As at December 31st 2014, Restricted cash - issue of shares comprised cash proceeds from the issue of Series D shares in Grupa LOTOS S.A., deposited in a separate bank account of the Central Securities Depository of Poland (see Note 21) until the day of registration of the share capital increase.
The Company uses the issue proceeds to pursue the objectives indicated in the Prospectus approved by the Polish Financial Supervision Authority on November 7th 2014 (the “Prospectus”), including the construction of a delayed coking unit with auxiliary infrastructure (the “EFRA Project”) and development of the B-4 and B-6 gas fields by LOTOS Petrobaltic S.A. in collaboration with CalEnergy Resources Poland Sp. z o.o. (see “Use of proceeds from the offering” in the Prospectus).

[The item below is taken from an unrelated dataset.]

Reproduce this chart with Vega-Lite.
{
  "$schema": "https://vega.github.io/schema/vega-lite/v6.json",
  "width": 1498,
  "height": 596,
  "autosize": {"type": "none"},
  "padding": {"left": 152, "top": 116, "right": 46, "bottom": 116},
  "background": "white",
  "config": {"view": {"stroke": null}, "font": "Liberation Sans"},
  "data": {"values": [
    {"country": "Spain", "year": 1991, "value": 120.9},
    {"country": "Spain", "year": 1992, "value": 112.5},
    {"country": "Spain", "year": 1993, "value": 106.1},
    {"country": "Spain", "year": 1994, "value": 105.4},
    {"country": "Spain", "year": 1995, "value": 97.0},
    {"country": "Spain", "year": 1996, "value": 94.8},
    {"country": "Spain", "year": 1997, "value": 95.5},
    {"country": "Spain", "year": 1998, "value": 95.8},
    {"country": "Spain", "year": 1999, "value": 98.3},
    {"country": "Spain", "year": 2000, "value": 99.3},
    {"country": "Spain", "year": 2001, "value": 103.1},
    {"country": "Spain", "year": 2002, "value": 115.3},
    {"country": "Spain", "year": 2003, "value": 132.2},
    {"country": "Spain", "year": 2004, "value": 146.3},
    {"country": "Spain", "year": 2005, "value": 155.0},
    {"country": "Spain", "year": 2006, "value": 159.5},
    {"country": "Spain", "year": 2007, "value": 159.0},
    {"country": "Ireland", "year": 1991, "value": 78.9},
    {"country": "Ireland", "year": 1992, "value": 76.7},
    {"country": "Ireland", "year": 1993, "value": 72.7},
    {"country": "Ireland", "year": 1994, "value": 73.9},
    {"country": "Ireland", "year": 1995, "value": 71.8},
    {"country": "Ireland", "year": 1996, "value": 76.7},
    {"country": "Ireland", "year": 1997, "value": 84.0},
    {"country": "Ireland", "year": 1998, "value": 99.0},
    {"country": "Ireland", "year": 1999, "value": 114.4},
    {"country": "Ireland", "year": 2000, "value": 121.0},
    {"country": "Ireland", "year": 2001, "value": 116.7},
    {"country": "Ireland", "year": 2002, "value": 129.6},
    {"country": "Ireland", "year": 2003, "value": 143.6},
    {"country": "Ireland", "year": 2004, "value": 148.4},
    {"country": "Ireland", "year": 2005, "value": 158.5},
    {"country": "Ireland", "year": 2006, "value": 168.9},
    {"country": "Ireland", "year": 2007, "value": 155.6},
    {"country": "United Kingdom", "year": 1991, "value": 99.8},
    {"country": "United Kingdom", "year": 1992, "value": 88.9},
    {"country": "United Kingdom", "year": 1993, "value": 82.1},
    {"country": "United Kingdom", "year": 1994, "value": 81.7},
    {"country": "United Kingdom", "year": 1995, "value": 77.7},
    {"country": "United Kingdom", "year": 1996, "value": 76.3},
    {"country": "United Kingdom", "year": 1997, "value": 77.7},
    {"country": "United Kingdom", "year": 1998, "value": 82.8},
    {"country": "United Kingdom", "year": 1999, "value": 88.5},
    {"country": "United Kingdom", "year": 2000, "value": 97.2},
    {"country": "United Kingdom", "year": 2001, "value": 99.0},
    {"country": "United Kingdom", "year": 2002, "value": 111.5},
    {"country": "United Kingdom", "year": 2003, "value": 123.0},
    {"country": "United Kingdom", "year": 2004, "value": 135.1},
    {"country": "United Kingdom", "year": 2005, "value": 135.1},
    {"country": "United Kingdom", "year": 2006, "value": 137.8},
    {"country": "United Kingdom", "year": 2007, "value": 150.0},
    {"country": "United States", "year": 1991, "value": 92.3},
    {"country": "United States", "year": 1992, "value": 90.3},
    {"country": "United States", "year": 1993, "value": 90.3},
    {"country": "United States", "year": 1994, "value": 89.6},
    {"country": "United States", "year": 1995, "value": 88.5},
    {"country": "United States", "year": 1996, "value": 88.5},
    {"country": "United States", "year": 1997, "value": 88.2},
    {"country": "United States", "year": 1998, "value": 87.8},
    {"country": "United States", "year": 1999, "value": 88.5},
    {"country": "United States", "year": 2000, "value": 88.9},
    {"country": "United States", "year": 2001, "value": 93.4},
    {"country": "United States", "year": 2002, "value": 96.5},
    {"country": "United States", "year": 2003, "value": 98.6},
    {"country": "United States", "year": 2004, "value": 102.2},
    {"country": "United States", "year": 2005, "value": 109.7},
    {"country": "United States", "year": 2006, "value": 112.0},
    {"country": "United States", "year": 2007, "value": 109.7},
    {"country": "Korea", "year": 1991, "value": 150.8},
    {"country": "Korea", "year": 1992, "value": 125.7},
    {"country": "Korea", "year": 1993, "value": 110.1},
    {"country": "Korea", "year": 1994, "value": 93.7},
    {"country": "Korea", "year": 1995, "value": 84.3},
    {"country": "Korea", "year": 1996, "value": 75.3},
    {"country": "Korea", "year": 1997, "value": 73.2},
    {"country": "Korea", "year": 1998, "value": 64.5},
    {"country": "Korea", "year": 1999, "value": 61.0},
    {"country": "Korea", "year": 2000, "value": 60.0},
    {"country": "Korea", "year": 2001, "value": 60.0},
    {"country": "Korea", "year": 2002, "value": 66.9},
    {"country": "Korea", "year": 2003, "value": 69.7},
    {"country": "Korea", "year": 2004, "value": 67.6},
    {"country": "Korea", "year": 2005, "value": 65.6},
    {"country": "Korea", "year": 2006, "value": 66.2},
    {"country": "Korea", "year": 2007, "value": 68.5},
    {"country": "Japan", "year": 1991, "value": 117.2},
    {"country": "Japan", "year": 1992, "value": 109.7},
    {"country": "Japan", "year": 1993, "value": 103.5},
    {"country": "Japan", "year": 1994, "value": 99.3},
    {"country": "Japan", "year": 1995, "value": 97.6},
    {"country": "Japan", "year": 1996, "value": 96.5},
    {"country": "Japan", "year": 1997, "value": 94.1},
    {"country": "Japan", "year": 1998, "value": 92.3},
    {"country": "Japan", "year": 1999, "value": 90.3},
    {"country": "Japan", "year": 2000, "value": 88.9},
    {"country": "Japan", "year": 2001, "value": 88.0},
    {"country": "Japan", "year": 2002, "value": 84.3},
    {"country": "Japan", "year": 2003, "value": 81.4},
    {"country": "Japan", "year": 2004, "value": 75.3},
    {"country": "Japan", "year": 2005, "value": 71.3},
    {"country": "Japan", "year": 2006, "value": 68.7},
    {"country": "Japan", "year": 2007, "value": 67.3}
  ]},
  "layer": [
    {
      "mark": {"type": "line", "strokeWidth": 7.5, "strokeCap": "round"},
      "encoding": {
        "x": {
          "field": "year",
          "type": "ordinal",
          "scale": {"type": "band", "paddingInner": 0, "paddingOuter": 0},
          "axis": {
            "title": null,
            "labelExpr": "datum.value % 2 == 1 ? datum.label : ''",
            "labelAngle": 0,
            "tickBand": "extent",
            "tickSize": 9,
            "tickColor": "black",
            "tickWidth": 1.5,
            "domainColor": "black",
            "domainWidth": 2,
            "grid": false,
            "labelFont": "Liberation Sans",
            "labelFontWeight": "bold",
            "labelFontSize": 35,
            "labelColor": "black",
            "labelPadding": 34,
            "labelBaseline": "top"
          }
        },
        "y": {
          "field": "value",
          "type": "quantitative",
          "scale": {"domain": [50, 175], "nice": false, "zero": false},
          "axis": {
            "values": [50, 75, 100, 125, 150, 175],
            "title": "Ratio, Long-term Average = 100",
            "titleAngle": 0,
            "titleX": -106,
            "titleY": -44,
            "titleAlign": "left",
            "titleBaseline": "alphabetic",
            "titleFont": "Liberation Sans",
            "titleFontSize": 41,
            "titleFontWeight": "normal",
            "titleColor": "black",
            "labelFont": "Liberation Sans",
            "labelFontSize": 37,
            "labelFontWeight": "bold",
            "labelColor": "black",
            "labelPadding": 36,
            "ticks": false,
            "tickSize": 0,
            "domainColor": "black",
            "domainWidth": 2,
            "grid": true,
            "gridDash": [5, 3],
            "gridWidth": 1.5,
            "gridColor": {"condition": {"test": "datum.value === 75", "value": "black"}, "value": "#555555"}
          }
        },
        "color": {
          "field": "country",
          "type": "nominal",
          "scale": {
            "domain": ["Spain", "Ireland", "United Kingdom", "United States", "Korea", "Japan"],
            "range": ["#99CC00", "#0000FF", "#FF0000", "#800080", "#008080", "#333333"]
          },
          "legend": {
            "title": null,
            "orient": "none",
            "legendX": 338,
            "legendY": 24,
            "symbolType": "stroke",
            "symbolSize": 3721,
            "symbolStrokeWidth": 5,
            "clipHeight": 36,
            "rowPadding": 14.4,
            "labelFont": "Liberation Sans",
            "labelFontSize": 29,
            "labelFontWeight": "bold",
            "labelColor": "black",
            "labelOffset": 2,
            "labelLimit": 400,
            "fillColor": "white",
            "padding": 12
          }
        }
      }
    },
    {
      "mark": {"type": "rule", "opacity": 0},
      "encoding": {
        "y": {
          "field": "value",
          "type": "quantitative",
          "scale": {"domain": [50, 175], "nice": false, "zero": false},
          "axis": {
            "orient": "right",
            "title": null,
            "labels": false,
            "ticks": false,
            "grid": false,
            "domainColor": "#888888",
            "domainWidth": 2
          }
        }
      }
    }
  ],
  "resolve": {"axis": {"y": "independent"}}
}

Net of issue costs incurred in 2015, proceeds from the issue of Series D shares in the Company amounted to PLN 981.3m and are presented in the consolidated statement of cash flows under Proceeds from issue of Series D shares in Grupa LOTOS S.A.
The Company also notes that pursuant to the agreement for assistance in the form of non-public aid executed with the Minister of the State Treasury, acting as a representative of the State Treasury, the Company undertook to use PLN 535.0m from the Business Restructuring Fund, which had been allocated by the State Treasury to cover the Issue Price of the Offer Shares subscribed for by the State Treasury in exercise of its pre-emptive rights, to finance the EFRA Project. As at December 31st 2015, the funds were presented under Cash earmarked for the EFRA project. The funds are deposited in a separate bank account, which is reflected in the consolidated statement of cash flows under Cash earmarked for the EFRA project in cash flows from investing activities.

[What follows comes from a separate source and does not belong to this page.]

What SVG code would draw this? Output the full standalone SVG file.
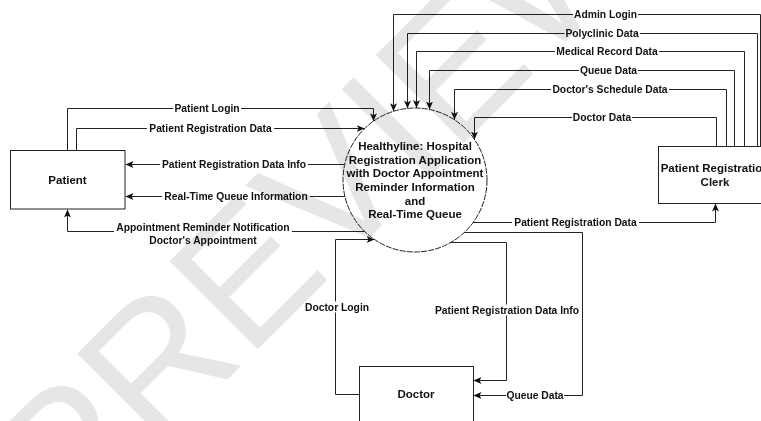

As at December 31st 2015 and December 31st 2014, the item Deposits included the Parent’s deposits designated for the overhaul shutdown of the refinery planned for 2017, deposits securing payments of interest under credit facilities contracted for the financing of the 10+ Programme, as well as for financing and refinancing of inventories, referred to in Note 27.1.
The collection period for trade receivables in the ordinary course of business is 7−35 days.
As at December 31st 2015, the Group’s receivables of PLN 20,845 thousand (December 31st 2014: PLN 31,676 thousand) were assigned by way of security for the Group’s liabilities.
For a description of the financial instruments, see Note 7.23. For a description of objectives and policies of financial risk management, see Note 32.
For currency risk sensitivity analysis of financial assets, see Note 32.3.1.
For interest rate risk sensitivity analysis of financial assets, see Note 32.4.1.
The maximum credit risk exposure of financial assets is presented in Note 32.6.
18.1 Change in impairment losses on receivables
|PLN '000|| Year ended
Dec 31 2015
| Year ended
Dec 31 2014
|At beginning of period||177,694||175,293|
|Exchange differences on translating foreign operations||-||12|
|At end of period||171,640||177,694|
(1) Additional amounts awarded in court proceedings.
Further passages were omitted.